Fri, 28 Dec 2007 08:56:22 +0000
The pre-Christmas week saw a gathering in Vegas for the annual TIBCO Sales Meeting [*1]. There were presentations from CIOs and Senior Execs from major customers (from a variety of industries) who repeated buzzwords like “real time decisioning”, “business rules”, “complex rule processing” and of course “event processing”.
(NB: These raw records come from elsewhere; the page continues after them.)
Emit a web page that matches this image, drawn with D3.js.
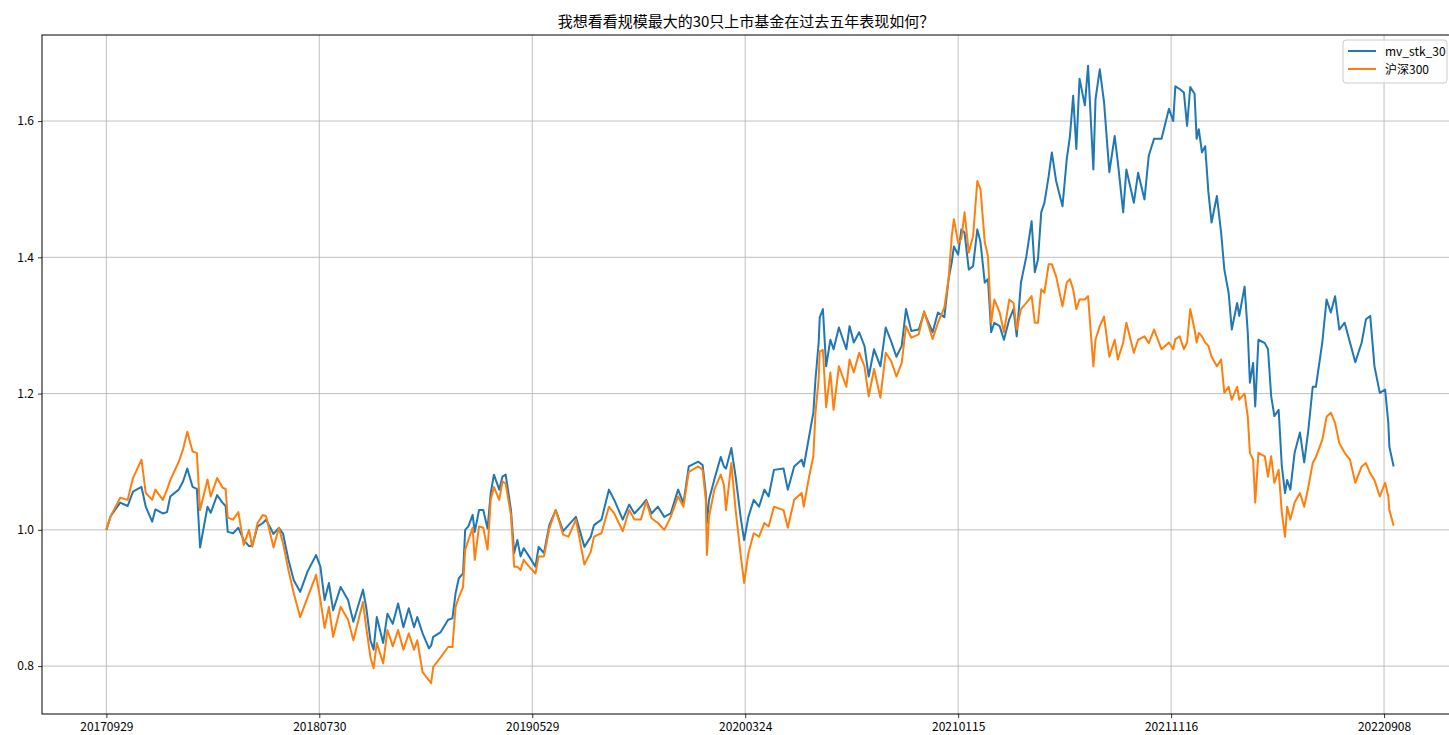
<!DOCTYPE html>
<html>
<head>
<meta charset="utf-8">
<script src="https://cdn.jsdelivr.net/npm/d3@7"></script>
<style>
  body { margin: 0; background: #fff; overflow: hidden; }
  text { font-family: "Noto Sans CJK SC", "DejaVu Sans", sans-serif; }
</style>
</head>
<body>
<div id="wrapper"></div>
<script>
// trading-day index since 20170929
const day = [0,4,13,20,25,33,37,43,46,53,57,60,68,72,76,81,85,88,95,98,104,109,112,114,119,124,129,134,137,142,147,150,157,162,166,171,176,182,189,197,201,205,209,213,220,227,232,241,244,248,251,254,260,264,269,274,279,284,289,292,297,303,305,307,314,321,325,328,331,335,337,340,344,346,350,354,358,361,364,369,372,375,377,380,383,386,389,392,397,403,406,411,416,422,429,434,441,449,455,458,465,472,477,485,491,496,502,507,512,518,524,530,537,542,547,556,560,563,564,566,571,577,580,582,587,591,596,599,603,608,613,618,622,627,636,640,646,653,655,660,664,666,669,670,673,676,680,683,688,695,698,702,707,712,716,721,727,732,737,742,747,751,756,763,768,776,781,787,791,794,796,800,803,806,810,814,818,821,825,828,831,834,839,843,848,852,855,859,864,869,872,875,878,881,885,888,892,898,902,905,908,911,914,919,922,927,929,933,937,942,947,950,955,958,965,969,975,979,984,991,998,1002,1004,1008,1012,1015,1018,1022,1024,1026,1029,1032,1035,1038,1043,1047,1050,1054,1057,1062,1064,1069,1072,1074,1077,1079,1082,1088,1091,1094,1097,1101,1104,1107,1109,1112,1116,1121,1125,1129,1133,1136,1142,1146,1150,1154,1158,1163,1168,1173,1179,1183,1187,1191,1196,1201,1204,1205,1209];

const mvStk30 = [1.0,1.02,1.04,1.035,1.056,1.063,1.034,1.012,1.03,1.024,1.026,1.049,1.059,1.071,1.09,1.063,1.06,0.974,1.034,1.025,1.051,1.04,1.035,0.997,0.995,1.003,0.985,0.976,0.977,1.005,1.01,1.015,0.994,1.003,0.994,0.956,0.926,0.909,0.939,0.963,0.946,0.897,0.922,0.882,0.916,0.897,0.865,0.912,0.887,0.838,0.824,0.872,0.834,0.877,0.862,0.892,0.857,0.885,0.857,0.872,0.848,0.826,0.83,0.843,0.85,0.868,0.87,0.907,0.929,0.936,1.0,1.005,1.022,0.997,1.029,1.029,1.002,1.054,1.081,1.059,1.078,1.081,1.061,1.029,0.966,0.985,0.961,0.973,0.961,0.946,0.975,0.966,1.007,1.029,0.998,1.007,1.019,0.975,0.99,1.007,1.015,1.059,1.044,1.015,1.037,1.024,1.034,1.044,1.024,1.034,1.019,1.024,1.059,1.039,1.093,1.1,1.095,1.054,1.01,1.044,1.074,1.107,1.093,1.09,1.12,1.078,1.015,0.985,1.019,1.044,1.034,1.059,1.049,1.088,1.09,1.059,1.093,1.103,1.093,1.137,1.172,1.221,1.275,1.312,1.324,1.24,1.279,1.265,1.297,1.265,1.299,1.275,1.29,1.27,1.225,1.265,1.24,1.297,1.277,1.254,1.27,1.324,1.292,1.294,1.319,1.29,1.319,1.312,1.368,1.393,1.416,1.404,1.441,1.436,1.382,1.387,1.441,1.422,1.363,1.368,1.29,1.304,1.299,1.279,1.309,1.324,1.284,1.363,1.401,1.453,1.378,1.397,1.466,1.48,1.519,1.554,1.512,1.475,1.544,1.578,1.637,1.559,1.662,1.623,1.681,1.529,1.632,1.676,1.628,1.525,1.578,1.539,1.466,1.529,1.48,1.524,1.485,1.549,1.574,1.574,1.618,1.6,1.651,1.647,1.642,1.593,1.65,1.64,1.574,1.588,1.554,1.563,1.496,1.451,1.49,1.436,1.382,1.348,1.294,1.333,1.314,1.357,1.29,1.216,1.245,1.181,1.279,1.274,1.265,1.196,1.167,1.176,1.093,1.054,1.073,1.059,1.113,1.143,1.099,1.148,1.21,1.21,1.275,1.338,1.319,1.343,1.294,1.304,1.275,1.246,1.275,1.309,1.314,1.24,1.201,1.206,1.157,1.122,1.093];

const hs300 = [1.0,1.02,1.047,1.044,1.076,1.103,1.054,1.044,1.059,1.044,1.059,1.073,1.1,1.118,1.144,1.115,1.113,1.029,1.074,1.049,1.076,1.062,1.06,1.018,1.015,1.026,0.978,1.0,0.975,1.01,1.022,1.02,0.974,1.003,0.98,0.941,0.907,0.872,0.901,0.934,0.897,0.856,0.887,0.843,0.887,0.868,0.838,0.894,0.858,0.813,0.797,0.834,0.804,0.853,0.829,0.853,0.824,0.848,0.824,0.838,0.791,0.779,0.775,0.799,0.813,0.828,0.828,0.887,0.901,0.916,0.971,0.985,1.003,0.956,1.005,1.003,0.971,1.044,1.063,1.044,1.071,1.068,1.049,1.022,0.946,0.946,0.941,0.956,0.946,0.936,0.961,0.961,1.002,1.029,0.993,0.99,1.015,0.949,0.968,0.99,0.995,1.034,1.024,0.998,1.029,1.015,1.015,1.042,1.017,1.01,1.0,1.019,1.049,1.034,1.085,1.093,1.088,1.044,0.963,1.019,1.059,1.081,1.066,1.029,1.098,1.029,0.96,0.922,0.966,0.995,0.99,1.01,1.005,1.034,1.029,1.003,1.044,1.054,1.034,1.078,1.108,1.172,1.221,1.262,1.264,1.18,1.231,1.176,1.24,1.21,1.25,1.231,1.26,1.24,1.196,1.236,1.194,1.26,1.248,1.225,1.245,1.299,1.282,1.287,1.321,1.28,1.304,1.326,1.368,1.431,1.456,1.421,1.427,1.466,1.407,1.431,1.512,1.5,1.422,1.402,1.304,1.338,1.319,1.29,1.338,1.333,1.294,1.324,1.333,1.343,1.304,1.304,1.353,1.348,1.39,1.39,1.372,1.328,1.363,1.368,1.353,1.324,1.338,1.338,1.343,1.24,1.279,1.299,1.313,1.254,1.279,1.25,1.275,1.304,1.26,1.279,1.284,1.274,1.294,1.265,1.275,1.265,1.28,1.284,1.265,1.275,1.324,1.294,1.275,1.289,1.284,1.275,1.27,1.254,1.24,1.25,1.201,1.21,1.191,1.21,1.191,1.2,1.166,1.113,1.103,1.04,1.113,1.108,1.078,1.108,1.069,1.088,1.025,0.99,1.034,1.015,1.04,1.054,1.034,1.064,1.098,1.107,1.132,1.166,1.172,1.157,1.127,1.113,1.103,1.069,1.093,1.098,1.083,1.073,1.049,1.069,1.049,1.029,1.006];

const tickDays = [0, 200, 400, 600, 800, 1000, 1200];
const tickLabels = ["20170929", "20180730", "20190529", "20200324", "20210115", "20211116", "20220908"];
const yTicks = [0.8, 1.0, 1.2, 1.4, 1.6];
const seriesNames = ["mv_stk_30", "沪深300"];
const seriesColors = ["#1f77b4", "#ff7f0e"];
const title = "我想看看规模最大的30只上市基金在过去五年表现如何？";

let dimensions = {
  width: 1449,
  height: 735,
  margin: { top: 35, right: -9, bottom: 21, left: 42 },
};
dimensions.boundedWidth = dimensions.width - dimensions.margin.left - dimensions.margin.right;
dimensions.boundedHeight = dimensions.height - dimensions.margin.top - dimensions.margin.bottom;

const wrapper = d3.select("#wrapper").append("svg")
  .attr("width", dimensions.width)
  .attr("height", dimensions.height);

const bounds = wrapper.append("g")
  .attr("transform", `translate(${dimensions.margin.left},${dimensions.margin.top})`);

// matplotlib-like 5% padding
const xMax = d3.max(day);
const xPad = xMax * 0.05;
const xScale = d3.scaleLinear()
  .domain([-xPad, xMax + xPad])
  .range([0, dimensions.boundedWidth]);

const allY = mvStk30.concat(hs300);
const [yLo, yHi] = d3.extent(allY);
const yPad = (yHi - yLo) * 0.05;
const yScale = d3.scaleLinear()
  .domain([yLo - yPad, yHi + yPad])
  .range([dimensions.boundedHeight, 0]);

// grid
bounds.append("g").selectAll("line").data(tickDays).join("line")
  .attr("x1", d => xScale(d)).attr("x2", d => xScale(d))
  .attr("y1", 0).attr("y2", dimensions.boundedHeight)
  .attr("stroke", "#b0b0b0").attr("stroke-width", 0.8);
bounds.append("g").selectAll("line").data(yTicks).join("line")
  .attr("x1", 0).attr("x2", dimensions.boundedWidth)
  .attr("y1", d => yScale(d)).attr("y2", d => yScale(d))
  .attr("stroke", "#b0b0b0").attr("stroke-width", 0.8);

// lines
const lineGenerator = (vals) => d3.line()
  .x((d, i) => xScale(day[i]))
  .y(d => yScale(d))(vals);

[mvStk30, hs300].forEach((vals, k) => {
  bounds.append("path")
    .attr("d", lineGenerator(vals))
    .attr("fill", "none")
    .attr("stroke", seriesColors[k])
    .attr("stroke-width", 2)
    .attr("stroke-linejoin", "round");
});

// axes
const xAxisGenerator = d3.axisBottom(xScale)
  .tickValues(tickDays)
  .tickFormat((d, i) => tickLabels[i])
  .tickSize(4).tickPadding(4);
const yAxisGenerator = d3.axisLeft(yScale)
  .tickValues(yTicks)
  .tickFormat(d3.format(".1f"))
  .tickSize(4).tickPadding(4);

const xAxis = bounds.append("g")
  .attr("transform", `translate(0,${dimensions.boundedHeight})`)
  .call(xAxisGenerator);
const yAxis = bounds.append("g").call(yAxisGenerator);

[xAxis, yAxis].forEach(ax => {
  ax.select(".domain").remove();
  ax.selectAll(".tick line").attr("stroke", "#000").attr("stroke-width", 0.8);
  ax.selectAll(".tick text").attr("fill", "#000").style("font-size", "12px");
});

// frame
bounds.append("rect")
  .attr("x", 0).attr("y", 0)
  .attr("width", dimensions.boundedWidth)
  .attr("height", dimensions.boundedHeight)
  .attr("fill", "none").attr("stroke", "#000").attr("stroke-width", 1);

// title
wrapper.append("text")
  .attr("x", 746)
  .attr("y", 27)
  .attr("text-anchor", "middle")
  .style("font-size", "15px")
  .text(title);

// legend
const legend = wrapper.append("g").attr("transform", "translate(1343,40)");
legend.append("rect")
  .attr("width", 104).attr("height", 43).attr("rx", 3)
  .attr("fill", "#fff").attr("fill-opacity", 0.8)
  .attr("stroke", "#cccccc").attr("stroke-width", 1);
seriesNames.forEach((name, k) => {
  const g = legend.append("g").attr("transform", `translate(0,${11 + k * 18})`);
  g.append("line").attr("x1", 5).attr("x2", 33).attr("y1", 0).attr("y2", 0)
    .attr("stroke", seriesColors[k]).attr("stroke-width", 2);
  g.append("text").attr("x", 42).attr("y", 4.5)
    .style("font-size", "12px").text(name);
});
</script>
</body>
</html>
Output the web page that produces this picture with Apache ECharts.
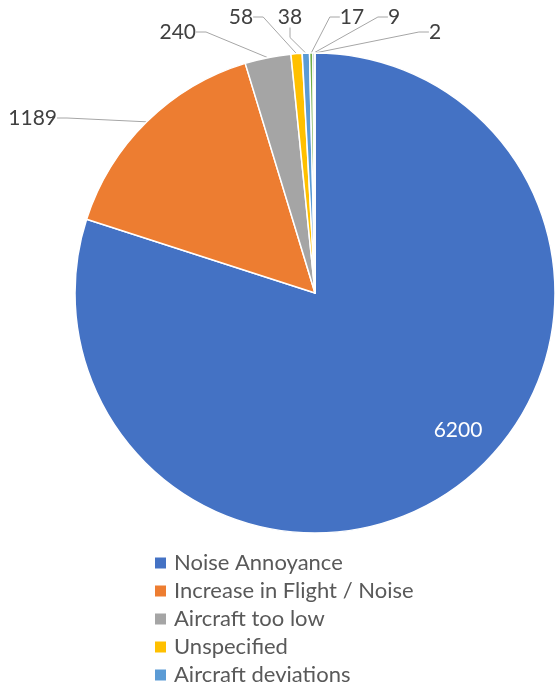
<!DOCTYPE html>
<html><head><meta charset="utf-8">
<script src="https://cdn.jsdelivr.net/npm/echarts@6/dist/echarts.min.js"></script>
<style>html,body{margin:0;padding:0;background:#fff;}#c{width:555px;height:690px;}</style>
</head><body><div id="c"></div>
<script>
const categories = ['Noise Annoyance','Increase in Flight / Noise','Aircraft too low','Unspecified','Aircraft deviations','Ground noise','Helicopters','Other'];
const values = [6200, 1189, 240, 58, 38, 17, 9, 2];
const colors = ['#4472C4','#ED7D31','#A5A5A5','#FFC000','#5B9BD5','#70AD47','#264478','#9E480E'];
// label placement (layout only)
const labelPlace = [
  {x:458, y:430, align:'center'},
  {x:57,  y:118, align:'right'},
  {x:196, y:32,  align:'right'},
  {x:241, y:17,  align:'center'},
  {x:290, y:17,  align:'center'},
  {x:352, y:17,  align:'center'},
  {x:394, y:17,  align:'center'},
  {x:435, y:32,  align:'center'}
];
const FONT = 'Lato';
const chart = echarts.init(document.getElementById('c'), null, {renderer:'canvas'});
const data = categories.map((n,i)=>{
  const d = {name:n, value:values[i], itemStyle:{color:colors[i]}};
  if (i===0) { d.label = {color:'#ffffff'}; d.labelLine = {show:false}; }
  return d;
});
chart.setOption({
  animation:false,
  legend:{
    orient:'vertical', left:153, top:549, height:400, padding:0,
    itemWidth:13, itemHeight:13, itemGap:0,
    icon:'rect',
    textStyle:{fontFamily:FONT, fontSize:22, color:'#595959', lineHeight:28, padding:[0,0,0,2]},
    data:categories
  },
  series:[{
    type:'pie', center:[315,293], radius:[0,240], startAngle:90, clockwise:true,
    avoidLabelOverlap:false,
    itemStyle:{borderColor:'#ffffff', borderWidth:1.5},
    label:{show:true, position:'outside', formatter:'{c}', fontFamily:FONT, fontSize:21, color:'#404040'},
    labelLine:{show:true, length:10, length2:10, lineStyle:{color:'#A6A6A6', width:1}},
    labelLayout:function(p){
      const l = labelPlace[p.dataIndex];
      return {x:l.x, y:l.y, align:l.align, verticalAlign:'middle'};
    },
    emphasis:{disabled:true},
    data:data
  }]
});
</script></body></html>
This is interesting because the previous week we presented to the late-Fall OMG Technical Meeting (at a somewhat less fanciful location) on the need to model “business decisions” as part of the business modeling stack. Larry Goldberg explained how KPI Inc were successfully modeling business decisions rather than policy rules (per OMG SBVR) or production rules (per most BRMSs and OMG PRR) [*2], and was followed by James Taylor of Enterprise Decisioning fame [*3] on why a focus on “decisions” was good both for process automation and also process discovery (i.e. via predictive analytics). Real-time decisions and the Event Decision Architecture are concepts very relevant to CEP - hence TIBCO’s interest in the subject [*4].
And what about the Knights that Say Ni? Suffice to say, even for Vegas-haters, there is but one show you must see - no decision required…
 Thanks to the attendees of the TIBCO BusinessEvents training sessions: these turned into more of an education for the trainer than possibly the other way round! I learned some great snippets like new CEP use cases and application areas, competitive performance advantages, and roadmap feedback.
 Nomenclature: note the deliberate avoidance of the overloaded term “business rule”. IT implementors extract from “source rules” (business rules documenting the business) the “operational business rules” that make actions (such as updating values in some process). Many operational rules may be needed to make a business decision. For now, “business decision” has no standardized definition.
 Disclaimer: I am an ex-colleague of James, and once upon a time worked with KPI on ye olde RUP PlugIn for Business Rules. I am also not a fan of Americanisms like “decisioning” - what’s wrong with “decision making”???
 TIBCO’s rule-driven CEP technology uses production rules and state models to correlate complex events and make decisions. Simple, really.